> **What is needed**
Identify each line containing the word "matplotlib" and copy it.
• • • •
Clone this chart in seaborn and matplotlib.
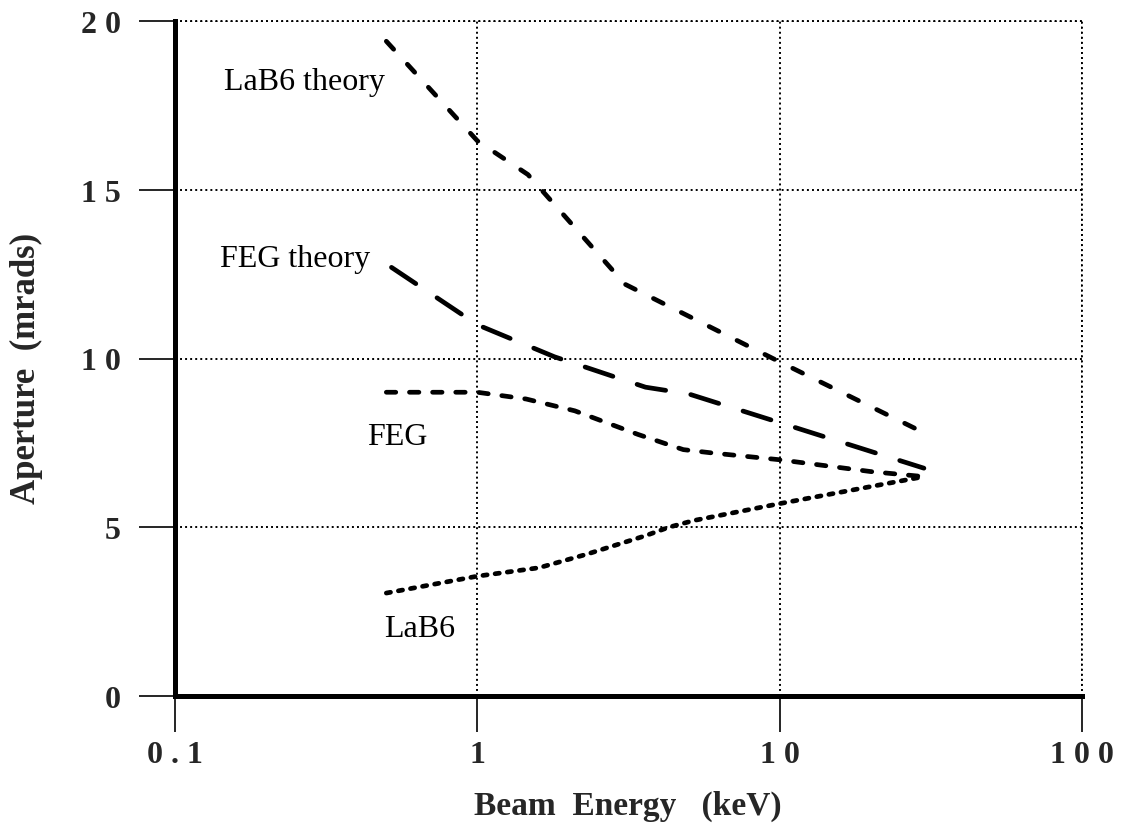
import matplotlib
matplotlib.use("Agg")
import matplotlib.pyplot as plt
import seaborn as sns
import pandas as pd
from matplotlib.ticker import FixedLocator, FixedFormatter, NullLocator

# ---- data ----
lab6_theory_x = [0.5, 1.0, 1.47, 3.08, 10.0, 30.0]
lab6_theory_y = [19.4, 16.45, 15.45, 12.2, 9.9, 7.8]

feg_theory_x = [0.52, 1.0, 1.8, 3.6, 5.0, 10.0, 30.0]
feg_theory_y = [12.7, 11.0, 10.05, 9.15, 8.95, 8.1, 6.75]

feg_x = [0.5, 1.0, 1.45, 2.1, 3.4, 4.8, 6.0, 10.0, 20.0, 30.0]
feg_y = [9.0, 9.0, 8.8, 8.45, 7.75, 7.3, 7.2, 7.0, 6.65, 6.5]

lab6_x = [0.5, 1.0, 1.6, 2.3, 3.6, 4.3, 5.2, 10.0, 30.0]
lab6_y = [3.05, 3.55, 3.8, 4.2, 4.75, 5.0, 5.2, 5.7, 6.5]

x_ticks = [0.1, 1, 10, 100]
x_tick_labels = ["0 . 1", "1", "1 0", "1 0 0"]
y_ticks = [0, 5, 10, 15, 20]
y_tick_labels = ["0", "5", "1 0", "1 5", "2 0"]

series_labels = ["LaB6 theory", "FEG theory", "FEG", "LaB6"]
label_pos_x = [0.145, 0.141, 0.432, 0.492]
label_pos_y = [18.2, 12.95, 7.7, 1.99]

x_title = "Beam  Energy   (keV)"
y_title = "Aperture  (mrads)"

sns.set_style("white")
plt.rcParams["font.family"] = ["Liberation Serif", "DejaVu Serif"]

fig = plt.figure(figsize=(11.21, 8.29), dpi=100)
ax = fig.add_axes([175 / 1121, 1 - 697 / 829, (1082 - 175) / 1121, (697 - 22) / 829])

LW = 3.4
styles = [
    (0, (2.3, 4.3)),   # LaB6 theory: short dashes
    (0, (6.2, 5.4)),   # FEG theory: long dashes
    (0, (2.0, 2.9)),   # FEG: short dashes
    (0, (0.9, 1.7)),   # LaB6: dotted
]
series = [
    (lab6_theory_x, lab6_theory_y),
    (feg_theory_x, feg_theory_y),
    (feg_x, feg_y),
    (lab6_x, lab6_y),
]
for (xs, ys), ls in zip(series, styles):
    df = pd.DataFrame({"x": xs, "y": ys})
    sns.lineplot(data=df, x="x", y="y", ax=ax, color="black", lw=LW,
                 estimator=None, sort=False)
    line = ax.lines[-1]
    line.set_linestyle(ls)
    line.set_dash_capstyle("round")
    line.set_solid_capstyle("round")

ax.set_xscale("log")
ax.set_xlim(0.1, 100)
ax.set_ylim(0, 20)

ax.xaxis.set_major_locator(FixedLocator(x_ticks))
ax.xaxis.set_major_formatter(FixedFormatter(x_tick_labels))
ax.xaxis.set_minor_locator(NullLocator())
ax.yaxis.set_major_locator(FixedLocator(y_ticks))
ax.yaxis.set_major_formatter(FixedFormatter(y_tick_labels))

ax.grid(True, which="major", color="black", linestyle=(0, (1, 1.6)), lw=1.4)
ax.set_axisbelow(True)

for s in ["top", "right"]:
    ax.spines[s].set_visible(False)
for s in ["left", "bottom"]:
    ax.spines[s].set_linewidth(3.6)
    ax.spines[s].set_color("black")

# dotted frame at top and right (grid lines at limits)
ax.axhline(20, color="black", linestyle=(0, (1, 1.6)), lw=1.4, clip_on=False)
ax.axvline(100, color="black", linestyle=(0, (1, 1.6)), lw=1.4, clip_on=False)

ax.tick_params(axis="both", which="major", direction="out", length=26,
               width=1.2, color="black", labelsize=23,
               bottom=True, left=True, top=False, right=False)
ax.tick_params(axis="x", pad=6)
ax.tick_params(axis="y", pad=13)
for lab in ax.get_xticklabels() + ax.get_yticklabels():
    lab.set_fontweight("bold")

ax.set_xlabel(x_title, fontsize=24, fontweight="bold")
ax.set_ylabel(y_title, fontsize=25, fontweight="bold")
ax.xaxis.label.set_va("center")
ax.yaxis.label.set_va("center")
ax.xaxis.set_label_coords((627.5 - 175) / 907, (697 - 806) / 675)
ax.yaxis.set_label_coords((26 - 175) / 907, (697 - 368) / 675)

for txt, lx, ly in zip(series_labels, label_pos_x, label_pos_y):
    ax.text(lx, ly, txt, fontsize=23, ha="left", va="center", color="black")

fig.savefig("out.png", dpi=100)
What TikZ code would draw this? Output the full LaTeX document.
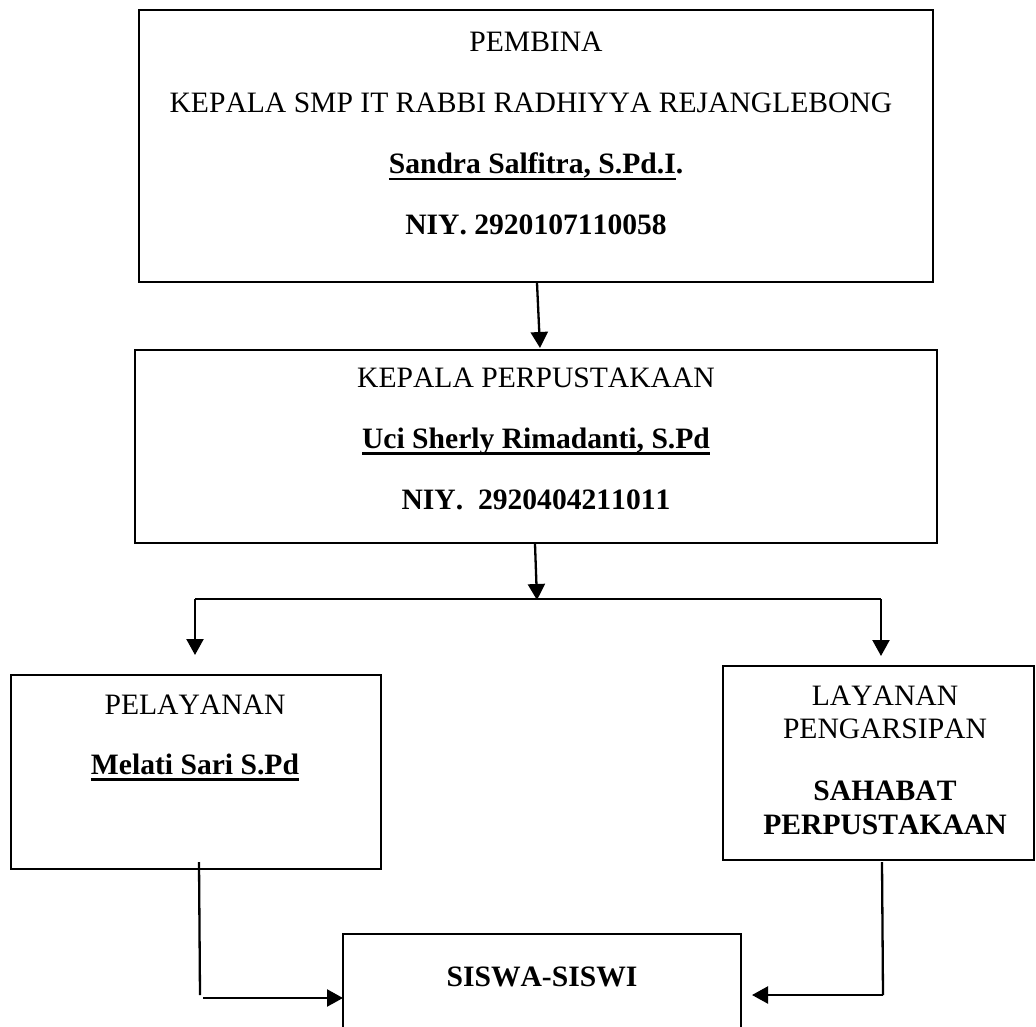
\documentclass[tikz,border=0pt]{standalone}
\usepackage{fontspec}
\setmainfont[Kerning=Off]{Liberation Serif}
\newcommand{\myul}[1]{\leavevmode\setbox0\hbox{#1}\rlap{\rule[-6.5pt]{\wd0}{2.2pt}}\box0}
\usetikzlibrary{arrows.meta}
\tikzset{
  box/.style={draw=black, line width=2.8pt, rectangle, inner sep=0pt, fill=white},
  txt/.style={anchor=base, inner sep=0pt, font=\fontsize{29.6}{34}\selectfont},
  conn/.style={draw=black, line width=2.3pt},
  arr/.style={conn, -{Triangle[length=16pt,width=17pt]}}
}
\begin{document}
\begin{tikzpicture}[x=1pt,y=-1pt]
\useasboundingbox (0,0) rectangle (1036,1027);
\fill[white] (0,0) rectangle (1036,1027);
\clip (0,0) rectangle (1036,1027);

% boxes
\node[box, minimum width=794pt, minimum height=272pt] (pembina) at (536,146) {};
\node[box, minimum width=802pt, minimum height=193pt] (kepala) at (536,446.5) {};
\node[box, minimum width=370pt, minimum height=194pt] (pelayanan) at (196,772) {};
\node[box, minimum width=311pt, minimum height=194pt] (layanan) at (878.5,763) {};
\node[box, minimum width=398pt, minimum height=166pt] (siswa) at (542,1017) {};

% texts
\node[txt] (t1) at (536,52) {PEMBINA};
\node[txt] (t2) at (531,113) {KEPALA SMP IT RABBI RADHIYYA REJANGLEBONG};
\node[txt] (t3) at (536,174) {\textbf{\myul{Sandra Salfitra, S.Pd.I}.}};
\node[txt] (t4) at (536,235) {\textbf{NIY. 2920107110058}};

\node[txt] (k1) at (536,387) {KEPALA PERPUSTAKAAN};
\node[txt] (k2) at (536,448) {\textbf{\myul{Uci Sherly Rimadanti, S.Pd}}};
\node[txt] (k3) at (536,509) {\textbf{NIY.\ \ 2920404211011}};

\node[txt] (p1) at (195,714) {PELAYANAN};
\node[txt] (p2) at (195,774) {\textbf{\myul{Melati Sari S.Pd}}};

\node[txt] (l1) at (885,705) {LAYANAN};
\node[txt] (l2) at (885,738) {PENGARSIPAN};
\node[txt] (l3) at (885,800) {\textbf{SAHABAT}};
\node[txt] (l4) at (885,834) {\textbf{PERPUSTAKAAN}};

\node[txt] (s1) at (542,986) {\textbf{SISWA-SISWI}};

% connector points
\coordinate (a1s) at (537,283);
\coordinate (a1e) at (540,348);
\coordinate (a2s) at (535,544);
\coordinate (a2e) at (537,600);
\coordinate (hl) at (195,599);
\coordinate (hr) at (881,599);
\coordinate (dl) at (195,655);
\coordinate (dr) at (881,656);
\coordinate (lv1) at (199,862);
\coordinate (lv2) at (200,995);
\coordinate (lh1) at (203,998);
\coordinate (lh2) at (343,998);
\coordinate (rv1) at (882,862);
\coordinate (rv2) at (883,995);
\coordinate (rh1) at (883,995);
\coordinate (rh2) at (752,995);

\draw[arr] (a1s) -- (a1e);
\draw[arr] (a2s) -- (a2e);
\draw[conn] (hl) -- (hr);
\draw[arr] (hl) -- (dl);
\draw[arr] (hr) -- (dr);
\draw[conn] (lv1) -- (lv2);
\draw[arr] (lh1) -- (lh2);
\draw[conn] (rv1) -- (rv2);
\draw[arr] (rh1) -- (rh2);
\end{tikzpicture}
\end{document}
• • • •
> **Answer to this exercise**
Clone this chart in seaborn and matplotlib.
import matplotlib
matplotlib.use("Agg")
import matplotlib.pyplot as plt
from matplotlib.ticker import FixedLocator, FixedFormatter, NullLocator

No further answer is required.